PROFILE=yes DEBUG=no python src/manage.py runserver

The profile data is available on http://localhost:8000/silk/. You can make the API calls using Postman, and they’ll show up in the Silk dashboard.

Silk provides information on total request time, how many and which SQL queries ran, timings of the queries and what caused the queries to run.

General recommendations

Disable DEBUG mode

You should use DEBUG=no when profiling, which disables some Django internals that can degrade performance and thus give skewed results. Most notably, in debug mode, Django keeps track of the database queries in an array.

Queries are usually the bottleneck

In most web-apps, the database is the bottleneck for performance. Large amounts of queries, or big/complex queries should catch your attention. Especially repeating queries are suspicious - often they can be mitigated using select_related or prefetch_related.
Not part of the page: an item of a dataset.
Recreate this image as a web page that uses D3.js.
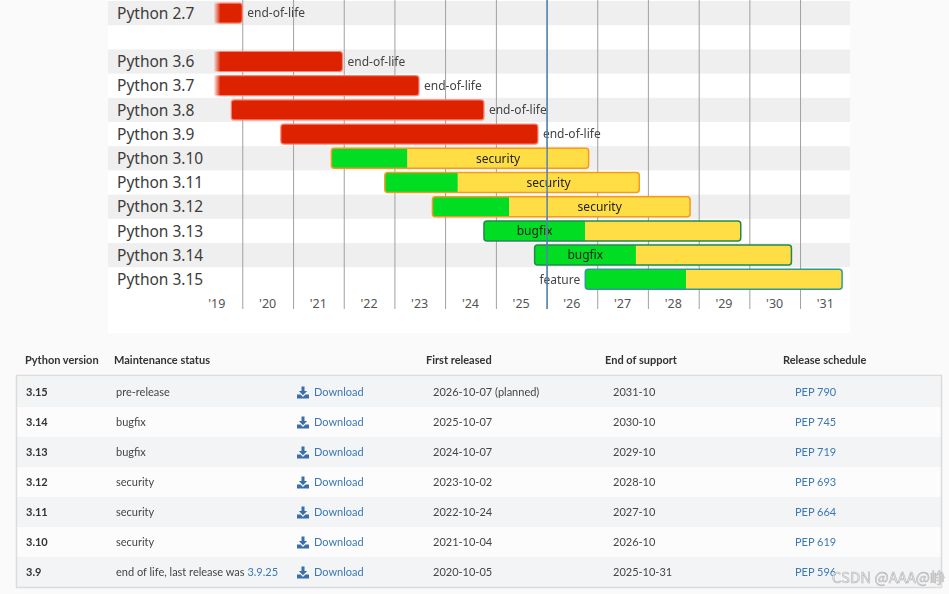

Measure relative performance

Expressing performance gains in percentage is usually the most useful. Of course, endpoints taking 5 or 10 seconds in total are both bad, so use common sense when interpreting the results. However, it’s interesting if you can attribute a 20% total request time reduction and 90% less queries to a single change.

If you have profiling numbers in production, you can apply the relative gains in performance to the production numbers to get a ballkpark figure of the production performance.